Demokrasi menjadi relevan untuk Indonesia ketika demokrasi menekankan pada partisipasi masyarakat dalam proses pengambilan keputusan yang tidak hanya melalui pemilu, tetapi juga melalui berbagai forum dialog dan musyawarah yang memungkinkan masyarakat menyuarakan aspirasinya. Bagi penulis, dalam hal ini pancasila tanpa demokrasi atau bahkan tanpa harus menggandengkan istilahnya sebagai demokrasi pancasila pun sebenarnya sudah merupakan sistem yang relevan, pancasila sendiri sudah melampaui demokrasi.
Pancasila tanpa didikte pemikiran barat toh juga sudah terdapat pengakuan HAM didalamnya, yang tentunya terdapat batasan-batasannya, bukan berarti batasan tersebut merupakan pengekangan-pengkerdilan tapi lebih pada perlindungan yang serta merta merupakan penghormatan terhadap harkat dan martabat kemanusiaan.
Sila kerakyatan yang dipimpin oleh hikmat kebijaksanaan dalam permusyawaratan/perwakilan dalam pancasila juga dapat dikatakan sebagai jawaban terhadap keraguan (untuk tidak mengatakan kecurigaan) Socrates terhadap demokrasi. (Klik untuk penjelasan)
Secara keseluruhan, upaya Indonesia untuk mencari bentuk demokrasi yang sesuai merupakan proses yang terus berkembang.
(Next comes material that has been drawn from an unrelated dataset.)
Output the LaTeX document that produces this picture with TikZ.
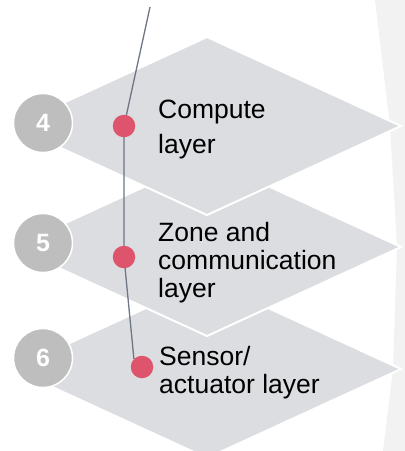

Demokrasi yang ideal bagi Indonesia adalah demokrasi yang tidak hanya meniru model barat. tetapi lebih mengedepankan musyawarah-mufakat. Dengan begitu setiap RUU jangan hanya menunggu keputusan ketum parpol untuk disahkan, draftnya harus disosialisasikan secara masif ke masyarakat, perwakilan harus lebih mendengarkan rakyat ketimbang menunggu perintah ketum parpol.
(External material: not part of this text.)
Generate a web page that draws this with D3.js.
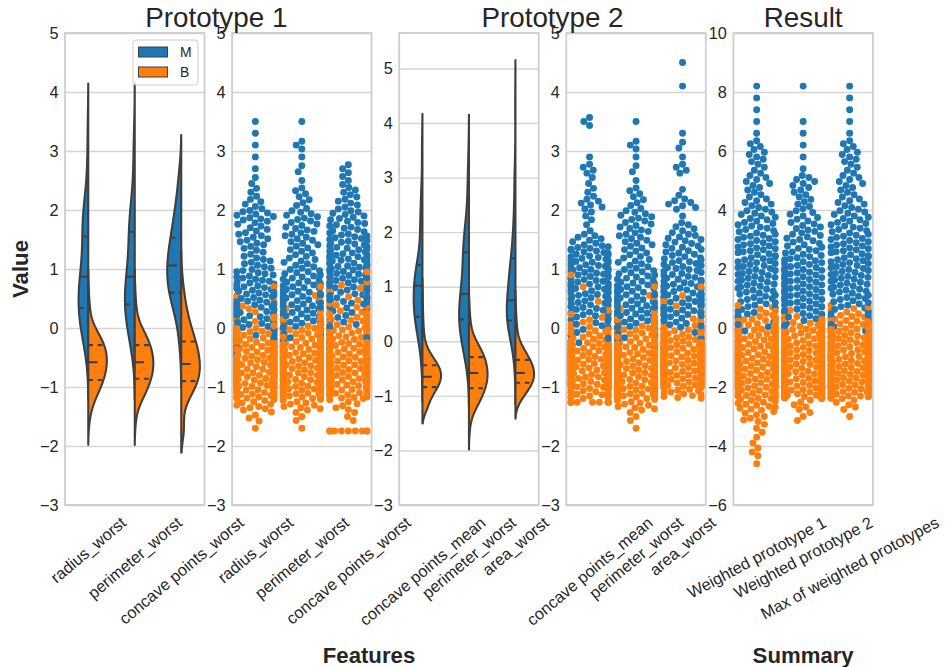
<!DOCTYPE html>
<html>
<head>
<meta charset="utf-8">
<script src="https://cdn.jsdelivr.net/npm/d3@7"></script>
<style>
  body { margin: 0; background: #fff; }
  text { font-family: "Liberation Sans", Arial, sans-serif; }
</style>
</head>
<body>
<svg id="chart" width="945" height="667"></svg>
<script>
// categories
var proto1Features = ["radius_worst", "perimeter_worst", "concave points_worst"];
var proto2Features = ["concave points_mean", "perimeter_worst", "area_worst"];
var summaryLabels = ["Weighted prototype 1", "Weighted prototype 2", "Max of weighted prototypes"];
var classes = ["M", "B"];

// binned counts (features: M bins start at -0.6, B bins at -1.8, step 0.2)
var featureStep = 0.2, featureStartM = -0.6, featureStartB = -1.8;
var radiusWorstM = [2, 5, 9, 12, 14, 13, 13, 11, 8, 6, 8, 7, 10, 5, 3, 2, 1, 1, 1, 1, 1];
var radiusWorstB = [1, 4, 10, 23, 34, 41, 43, 38, 24, 8, 4, 2, 1];
var perimeterWorstM = [2, 5, 9, 11, 14, 14, 13, 11, 8, 7, 8, 8, 8, 4, 4, 1, 2, 1, 3, 0, 1];
var perimeterWorstB = [1, 3, 10, 25, 35, 42, 41, 36, 24, 9, 4, 2, 1];
var concavePointsWorstM = [1, 2, 3, 5, 8, 14, 16, 17, 17, 15, 13, 10, 9, 6, 5, 3, 3];
var concavePointsWorstB = [0, 3, 6, 22, 33, 36, 34, 30, 22, 16, 10, 7, 4, 2];
var concavePointsMeanM = [1, 2, 4, 8, 13, 15, 16, 15, 15, 14, 8, 2, 3, 6, 3, 2, 4, 1, 0, 0, 3];
var concavePointsMeanB = [0, 0, 0, 19, 39, 57, 54, 31, 11, 5, 3, 2, 1, 1];
var areaWorstM = [1, 2, 4, 9, 18, 18, 15, 12, 12, 10, 9, 6, 1, 7, 2, 0, 4, 1, 2, 1, 0, 0, 0, 1, 0, 1];
var areaWorstB = [0, 0, 0, 13, 37, 55, 54, 40, 20, 7, 4, 2, 1];
// tied values (zeros of the concave points features after scaling)
var concavePointsWorstTiesB = [[-1.745, 9]];
var concavePointsMeanTiesB = [[-1.26, 9]];

// summary: M bins start at -0.4, B bins at -4.8, step 0.4
var summaryStep = 0.4, summaryStartM = -0.4, summaryStartB = -4.8;
var weighted1M = [2, 5, 8, 11, 12, 12, 12, 12, 11, 10, 9, 7, 5, 6, 4, 5, 4, 1, 1, 1, 1, 1];
var weighted1B = [1, 3, 2, 3, 7, 12, 20, 27, 32, 33, 30, 26, 18, 6];
var weighted2M = [2, 7, 11, 13, 13, 13, 12, 10, 9, 8, 7, 5, 5, 6, 1, 1, 1, 1, 1, 0, 0, 1];
var weighted2B = [0, 0, 0, 0, 3, 5, 38, 36, 35, 34, 32, 30, 16, 3];
var maxWeightedM = [2, 5, 8, 11, 12, 12, 12, 12, 11, 10, 9, 7, 5, 6, 4, 5, 4, 1, 1, 1, 1, 1];
var maxWeightedB = [0, 0, 0, 0, 1, 5, 32, 36, 36, 35, 33, 29, 18, 7];

// quartiles [q25, median, q75]
var quartRadiusWorst = {M: [0.34, 0.87, 1.55], B: [-0.88, -0.58, -0.29]};
var quartPerimeterWorst = {M: [0.40, 0.87, 1.63], B: [-0.86, -0.58, -0.29]};
var quartConcaveWorst = {M: [0.60, 1.06, 1.53], B: [-0.90, -0.61, -0.23]};
var quartConcaveMean = {M: [0.45, 1.02, 1.40], B: [-0.84, -0.65, -0.44]};
var quartAreaWorst = {M: [0.38, 0.75, 1.52], B: [-0.76, -0.58, -0.34]};

// y ticks
var featureTicks = [-3, -2, -1, 0, 1, 2, 3, 4, 5];
var summaryTicks = [-6, -4, -2, 0, 2, 4, 6, 8, 10];

// look and layout
var classColors = ["#1f77b4", "#ff7f0e"];
var violinLine = "#3f3f3f";
var gridColor = "#d5d5d5";
var frameColor = "#cccccc";
var textColor = "#262626";
var tickFont = 16.3;
var plotTop = 33, plotBottom = 505;
var firstLeft = 65, panelStep = 167.1, panelWidth = 139.5;
var dotRadius = 3.47;
var lineW = 2.08;

// turn bin counts into values (evenly placed inside each bin)
function expand(counts, start, step, ties) {
    var vals = [];
    counts.forEach(function(n, i) {
        for (var k = 0; k < n; k++) vals.push(start + step * i + step * (k + 0.5) / n);
    });
    (ties || []).forEach(function(t) {
        for (var k = 0; k < t[1]; k++) vals.push(t[0]);
    });
    return vals;
}

var series = {
    "radius_worst": {M: expand(radiusWorstM, featureStartM, featureStep), B: expand(radiusWorstB, featureStartB, featureStep), q: quartRadiusWorst},
    "perimeter_worst": {M: expand(perimeterWorstM, featureStartM, featureStep), B: expand(perimeterWorstB, featureStartB, featureStep), q: quartPerimeterWorst},
    "concave points_worst": {M: expand(concavePointsWorstM, featureStartM, featureStep), B: expand(concavePointsWorstB, featureStartB, featureStep, concavePointsWorstTiesB), q: quartConcaveWorst},
    "concave points_mean": {M: expand(concavePointsMeanM, featureStartM, featureStep), B: expand(concavePointsMeanB, featureStartB, featureStep, concavePointsMeanTiesB), q: quartConcaveMean},
    "area_worst": {M: expand(areaWorstM, featureStartM, featureStep), B: expand(areaWorstB, featureStartB, featureStep), q: quartAreaWorst},
    "Weighted prototype 1": {M: expand(weighted1M, summaryStartM, summaryStep), B: expand(weighted1B, summaryStartB, summaryStep)},
    "Weighted prototype 2": {M: expand(weighted2M, summaryStartM, summaryStep), B: expand(weighted2B, summaryStartB, summaryStep)},
    "Max of weighted prototypes": {M: expand(maxWeightedM, summaryStartM, summaryStep), B: expand(maxWeightedB, summaryStartB, summaryStep)}
};

var panels = [
    {type: "violin", cats: proto1Features, yDomain: [-3, 5], ticks: featureTicks, rot: 40},
    {type: "swarm", cats: proto1Features, yDomain: [-3, 5], ticks: featureTicks, rot: 40},
    {type: "violin", cats: proto2Features, yDomain: [-3, 5.65], ticks: featureTicks, rot: 40},
    {type: "swarm", cats: proto2Features, yDomain: [-3, 5], ticks: featureTicks, rot: 40},
    {type: "swarm", cats: summaryLabels, yDomain: [-6, 10], ticks: summaryTicks, rot: 28}
];

// gaussian kde, scott bandwidth, cut = 2
function kde(values) {
    var n = values.length;
    var bw = d3.deviation(values) * Math.pow(n, -0.2);
    var lo = d3.min(values) - 2 * bw, hi = d3.max(values) + 2 * bw;
    var norm = 1 / (n * bw * Math.sqrt(2 * Math.PI));
    return d3.range(100).map(function(i) {
        var g = lo + (hi - lo) * i / 99;
        var s = 0;
        for (var j = 0; j < n; j++) { var z = (g - values[j]) / bw; s += Math.exp(-0.5 * z * z); }
        return [g, s * norm];
    });
}

// seaborn-like beeswarm in pixel space
function beeswarm(points, r, halfWidth) {
    var sorted = points.slice().sort(function(a, b) { return a.py - b.py; });
    var placed = [];
    var d2 = 4 * r * r;
    sorted.forEach(function(p) {
        var nb = [];
        for (var j = placed.length - 1; j >= 0; j--) {
            if (p.py - placed[j].py >= 2 * r) break;
            nb.push(placed[j]);
        }
        var cands = [0];
        nb.forEach(function(q) {
            var dy = p.py - q.py;
            var dx = Math.sqrt(Math.max(0, d2 - dy * dy));
            cands.push(q.dx - dx, q.dx + dx);
        });
        cands.sort(function(a, b) { return Math.abs(a) - Math.abs(b); });
        p.dx = 0;
        for (var c = 0; c < cands.length; c++) {
            var ok = true;
            for (var k = 0; k < nb.length; k++) {
                var ddx = cands[c] - nb[k].dx, ddy = p.py - nb[k].py;
                if (ddx * ddx + ddy * ddy < d2 - 1e-6) { ok = false; break; }
            }
            if (ok) { p.dx = cands[c]; break; }
        }
        placed.push(p);
    });
    points.forEach(function(p) { p.dx = Math.max(-halfWidth, Math.min(halfWidth, p.dx)); });
}

var svg = d3.select("#chart");

panels.forEach(function(panel, pi) {
    var left = firstLeft + pi * panelStep;
    var x = d3.scaleBand().domain(panel.cats).range([left, left + panelWidth]);
    var y = d3.scaleLinear().domain(panel.yDomain).range([plotBottom, plotTop]);
    var g = svg.append("g");

    // horizontal grid
    g.append("g")
        .attr("transform", "translate(" + left + ",0)")
        .call(d3.axisLeft(y).tickValues(panel.ticks).tickSize(-panelWidth).tickFormat(""))
        .call(function(a) { a.select(".domain").remove(); })
        .selectAll("line").attr("stroke", gridColor).attr("stroke-width", 1.4);

    var marks = g.append("g");
    panel.cats.forEach(function(cat) {
        var cx = x(cat) + x.bandwidth() / 2;
        var s = series[cat];
        if (panel.type === "violin") {
            var kM = kde(s.M), kB = kde(s.B);
            var maxD = d3.max(kM.concat(kB), function(d) { return d[1]; });
            var w = d3.scaleLinear().domain([0, maxD]).range([0, 0.4 * x.bandwidth()]);
            [kM, kB].forEach(function(k, ci) {
                var side = ci === 0 ? -1 : 1;
                var area = d3.area()
                    .y(function(d) { return y(d[0]); })
                    .x0(cx)
                    .x1(function(d) { return cx + side * w(d[1]); });
                marks.append("path")
                    .attr("d", area(k))
                    .attr("fill", classColors[ci])
                    .attr("stroke", violinLine)
                    .attr("stroke-width", lineW)
                    .attr("stroke-linejoin", "round");
                s.q[classes[ci]].forEach(function(qv, qi) {
                    var idx = d3.minIndex(k, function(d) { return Math.abs(d[0] - qv); });
                    var qw = w(k[idx][1]) * 0.99;
                    var dash = qi === 1 ? lineW * 4.5 : lineW * 2.25;
                    marks.append("line")
                        .attr("x1", ci === 0 ? cx - qw : cx)
                        .attr("x2", ci === 0 ? cx : cx + qw)
                        .attr("y1", y(qv)).attr("y2", y(qv))
                        .attr("stroke", violinLine)
                        .attr("stroke-width", lineW)
                        .attr("stroke-dasharray", dash + "," + dash);
                });
            });
        } else {
            var pts = [];
            classes.forEach(function(cls, ci) {
                s[cls].forEach(function(v, i) {
                    pts.push({v: v, cls: ci, py: y(v), order: (i * 0.6180339887 + ci * 0.5) % 1});
                });
            });
            beeswarm(pts, dotRadius, 0.4 * x.bandwidth());
            pts.sort(function(a, b) { return a.order - b.order; });
            marks.append("g").selectAll("circle")
                .data(pts)
                .join("circle")
                .attr("cx", function(d) { return cx + d.dx; })
                .attr("cy", function(d) { return d.py; })
                .attr("r", dotRadius)
                .attr("fill", function(d) { return classColors[d.cls]; });
        }
    });

    // frame
    g.append("rect")
        .attr("x", left).attr("y", plotTop)
        .attr("width", panelWidth).attr("height", plotBottom - plotTop)
        .attr("fill", "none").attr("stroke", frameColor).attr("stroke-width", 1.74);

    // y tick labels
    g.append("g")
        .attr("transform", "translate(" + left + ",0)")
        .call(d3.axisLeft(y).tickValues(panel.ticks).tickSize(0).tickPadding(6.5))
        .call(function(a) { a.select(".domain").remove(); })
        .attr("font-family", null).attr("font-size", null)
        .selectAll("text").attr("font-size", tickFont).attr("fill", textColor);

    // x tick labels, rotated
    var xa = g.append("g")
        .attr("transform", "translate(0," + plotBottom + ")")
        .call(d3.axisBottom(x).tickSize(0));
    xa.select(".domain").remove();
    xa.attr("font-family", null).attr("font-size", null);
    xa.selectAll("text")
        .attr("font-size", tickFont)
        .attr("fill", textColor)
        .attr("y", 0)
        .attr("dy", "0.35em")
        .attr("text-anchor", "middle")
        .attr("transform", function() {
            var L = this.getComputedTextLength();
            var a = panel.rot * Math.PI / 180;
            var h = L * Math.sin(a) + tickFont * Math.cos(a);
            return "translate(0," + (9 + h / 2) + ") rotate(" + (-panel.rot) + ")";
        });

    if (pi === 0) {
        // legend
        var lg = g.append("g").attr("transform", "translate(133,40)");
        lg.append("rect").attr("width", 65).attr("height", 45).attr("rx", 3)
            .attr("fill", "#fff").attr("fill-opacity", 0.8)
            .attr("stroke", frameColor).attr("stroke-width", 1);
        classes.forEach(function(cls, ci) {
            lg.append("rect").attr("x", 5.5).attr("y", 7 + ci * 20).attr("width", 29).attr("height", 10)
                .attr("fill", classColors[ci]).attr("stroke", violinLine).attr("stroke-width", 1);
            lg.append("text").attr("x", 47).attr("y", 16.5 + ci * 20)
                .attr("font-size", 13.9).attr("fill", textColor).text(cls);
        });
    }
});

// titles
var titles = [
    {text: "Prototype 1", x: firstLeft + (panelStep + panelWidth) / 2 - 2},
    {text: "Prototype 2", x: firstLeft + 2 * panelStep + (panelStep + panelWidth) / 2},
    {text: "Result", x: firstLeft + 4 * panelStep + panelWidth / 2}
];
svg.selectAll(".title").data(titles).join("text")
    .attr("class", "title")
    .attr("x", function(d) { return d.x; })
    .attr("y", 27)
    .attr("text-anchor", "middle")
    .attr("font-size", 27.8)
    .attr("fill", textColor)
    .text(function(d) { return d.text; });

// axis labels
svg.append("text")
    .attr("transform", "translate(28," + (plotTop + plotBottom) / 2 + ") rotate(-90)")
    .attr("text-anchor", "middle").attr("font-size", 22.2).attr("font-weight", "bold")
    .attr("fill", textColor).text("Value");
svg.append("text")
    .attr("x", 369).attr("y", 663)
    .attr("text-anchor", "middle").attr("font-size", 22.2).attr("font-weight", "bold")
    .attr("fill", textColor).text("Features");
svg.append("text")
    .attr("x", firstLeft + 4 * panelStep + panelWidth / 2).attr("y", 663)
    .attr("text-anchor", "middle").attr("font-size", 22.2).attr("font-weight", "bold")
    .attr("fill", textColor).text("Summary");
</script>
</body>
</html>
Dalam konteks politik identitas, isu etnisitas, agama, dan kepentingan lokal sering kali menjadi faktor dominan dalam dinamika politik di Indonesia. Hal ini bisa menjadi ancaman bagi pluralisme dan stabilitas demokrasi jika tidak dikelola dengan baik. Demokrasi di Indonesia memerlukan pendekatan yang mampu menyatukan berbagai kepentingan tanpa mengorbankan keadilan dan kebebasan kelompok minoritas. Politik identitas di Indonesia sering kali diwarnai oleh kepentingan elit lokal yang ingin mendominasi atau memanfaatkan kekuatan politik untuk keuntungan pribadi atau kelompok (Ahmad Syafii Maarif, Democracy Project-Politik identitas dan masa depan pluralisme kita).
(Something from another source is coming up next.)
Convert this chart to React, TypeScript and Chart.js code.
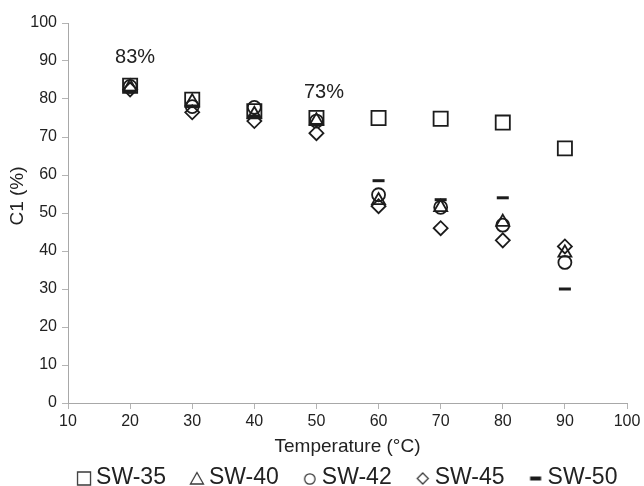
import React, { useEffect, useRef } from "react";
import { Chart, registerables } from "chart.js";

Chart.register(...registerables);

// ---- data ----
const temperatures = [20, 30, 40, 50, 60, 70, 80, 90];
const seriesNames = ["SW-35", "SW-40", "SW-42", "SW-45", "SW-50"];
const sw35 = [83.5, 79.8, 76.8, 75.0, 75.0, 74.8, 73.8, 67.0];
const sw40 = [83.2, 79.3, 76.0, 74.3, 53.3, 51.5, 47.6, 39.5];
const sw42 = [83.3, 78.0, 77.8, 74.2, 54.8, 51.5, 46.8, 37.0];
const sw45 = [82.5, 76.5, 74.2, 71.0, 51.8, 46.0, 42.8, 41.2];
const sw50 = [82.0, 78.0, 75.5, 73.3, 58.5, 53.5, 54.0, 30.0];
const xTickMin = 10;
const xTickMax = 100;
const yTickMin = 0;
const yTickMax = 100;
const annotationTexts = ["83%", "73%"];
const annotationX = [20.8, 51.2];
const annotationY = [90.8, 81.8];
const xAxisTitle = "Temperature (°C)";
const yAxisTitle = "C1 (%)";

const FONT = "'Liberation Sans', Arial, sans-serif";
const INK = "#1c1c1c";

const seriesValues = [sw35, sw40, sw42, sw45, sw50];
const pointStyles = ["rect", "triangle", "circle", "rectRot", "line"];
const pointRadii = [10, 7.5, 6.5, 7, 6];
const pointBorders = [1.8, 1.8, 1.8, 1.8, 3];

function legendMarker(kind: string): HTMLCanvasElement {
  const c = document.createElement("canvas");
  c.width = 44;
  c.height = 24;
  const g = c.getContext("2d")!;
  const cx = 34;
  const cy = 12.5;
  g.strokeStyle = "#3a3a3a";
  g.fillStyle = "#1a1a1a";
  g.lineWidth = 1.3;
  g.beginPath();
  if (kind === "rect") {
    g.rect(cx - 6.5, cy - 6.5, 13, 13);
    g.stroke();
  } else if (kind === "triangle") {
    g.moveTo(cx, cy - 6);
    g.lineTo(cx + 6.5, cy + 5.5);
    g.lineTo(cx - 6.5, cy + 5.5);
    g.closePath();
    g.stroke();
  } else if (kind === "circle") {
    g.arc(cx, cy + 0.5, 5.2, 0, Math.PI * 2);
    g.stroke();
  } else if (kind === "rectRot") {
    g.moveTo(cx, cy - 5.5);
    g.lineTo(cx + 5.5, cy);
    g.lineTo(cx, cy + 5.5);
    g.lineTo(cx - 5.5, cy);
    g.closePath();
    g.stroke();
  } else {
    g.fillRect(cx - 5.5, cy - 2, 11, 4);
  }
  return c;
}

const annotationPlugin = {
  id: "textAnnotations",
  afterDatasetsDraw(chart: any) {
    const { ctx, scales } = chart;
    ctx.save();
    ctx.font = `20px ${FONT}`;
    ctx.fillStyle = "#222";
    ctx.textAlign = "center";
    ctx.textBaseline = "middle";
    annotationTexts.forEach((t, i) => {
      ctx.fillText(t, scales.x.getPixelForValue(annotationX[i]), scales.y.getPixelForValue(annotationY[i]));
    });
    ctx.restore();
  },
};

const yTitlePlugin = {
  id: "yTitle",
  afterDraw(chart: any) {
    const { ctx, chartArea } = chart;
    ctx.save();
    ctx.font = `19px ${FONT}`;
    ctx.fillStyle = "#222";
    ctx.textAlign = "center";
    ctx.textBaseline = "middle";
    ctx.translate(18, (chartArea.top + chartArea.bottom) / 2 - 17);
    ctx.rotate(-Math.PI / 2);
    ctx.fillText(yAxisTitle, 0, 0);
    ctx.restore();
  },
};

const legendShiftPlugin = {
  id: "legendShift",
  afterLayout(chart: any) {
    const lg = chart.legend;
    if (!lg) return;
    lg.left += 10;
    lg.right += 10;
    lg.top += 2;
    lg.bottom += 2;
  },
};

export default function App() {
  const ref = useRef<HTMLCanvasElement | null>(null);

  useEffect(() => {
    document.body.style.margin = "0";
    const canvas = ref.current!;
    const markers = pointStyles.map(legendMarker);
    const datasets = seriesNames.map((name, i) => ({
      label: name,
      data: temperatures.map((t, j) => ({ x: t, y: seriesValues[i][j] })),
      pointStyle: pointStyles[i],
      pointRadius: pointRadii[i],
      pointHoverRadius: pointRadii[i],
      borderColor: INK,
      backgroundColor: "rgba(0,0,0,0)",
      borderWidth: pointBorders[i],
      pointBorderWidth: pointBorders[i],
      showLine: false,
    }));

    const gridOpts = {
      display: true,
      drawOnChartArea: false,
      drawTicks: true,
      tickLength: 6,
      color: "#b4b4b4",
    };

    const chart = new Chart(canvas, {
      type: "scatter",
      data: { datasets },
      plugins: [annotationPlugin, yTitlePlugin, legendShiftPlugin],
      options: {
        responsive: false,
        animation: false,
        devicePixelRatio: 1,
        layout: { padding: { top: 23, left: 30, right: 17, bottom: -11.5 } },
        plugins: {
          tooltip: { enabled: false },
          legend: {
            display: true,
            position: "bottom",
            labels: {
              usePointStyle: true,
              pointStyleWidth: 25,
              padding: 6.5,
              color: "#222",
              font: { family: FONT, size: 23 },
              generateLabels: (ch: any) =>
                ch.data.datasets.map((ds: any, i: number) => ({
                  text: ds.label,
                  pointStyle: markers[i],
                  fillStyle: "rgba(0,0,0,0)",
                  strokeStyle: "rgba(0,0,0,0)",
                  lineWidth: 0,
                  hidden: false,
                  datasetIndex: i,
                  fontColor: "#222",
                })),
            },
          },
        },
        scales: {
          x: {
            type: "linear",
            min: xTickMin,
            max: xTickMax,
            grid: gridOpts,
            border: { display: true, color: "#a8a8a8", width: 1 },
            ticks: { stepSize: 10, padding: 3, color: "#222", font: { family: FONT, size: 16 } },
            title: {
              display: true,
              text: xAxisTitle,
              color: "#222",
              font: { family: FONT, size: 19 },
              padding: { top: 1, bottom: 0 },
            },
            afterFit: (s: any) => {
              s.paddingLeft = 0;
              s.paddingRight = 0;
            },
          },
          y: {
            type: "linear",
            min: yTickMin,
            max: yTickMax,
            grid: gridOpts,
            border: { display: true, color: "#a8a8a8", width: 1 },
            ticks: { stepSize: 10, padding: 5, color: "#222", font: { family: FONT, size: 16 } },
            afterFit: (s: any) => {
              s.width = 38;
              s.paddingTop = 0;
              s.paddingBottom = 0;
            },
          },
        },
      } as any,
    });
    return () => chart.destroy();
  }, []);

  return (
    <div style={{ width: 644, height: 486, background: "#fff" }}>
      <canvas ref={ref} width={644} height={486} style={{ width: 644, height: 486, display: "block" }} />
    </div>
  );
}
Dengan demikian, pancasila harus tetap menjadi pemandu dalam upaya mencari bentuk demokrasi di Indonesia. Lagi-lagi, tanpa perlu didikte oleh pemikiran barat, pancasila mampu menyeimbangkan hak individu dan kepentingan kolektif untuk menuju kesejahteraan sosial dengan menjaga harmoni antar individu maupun kelompok.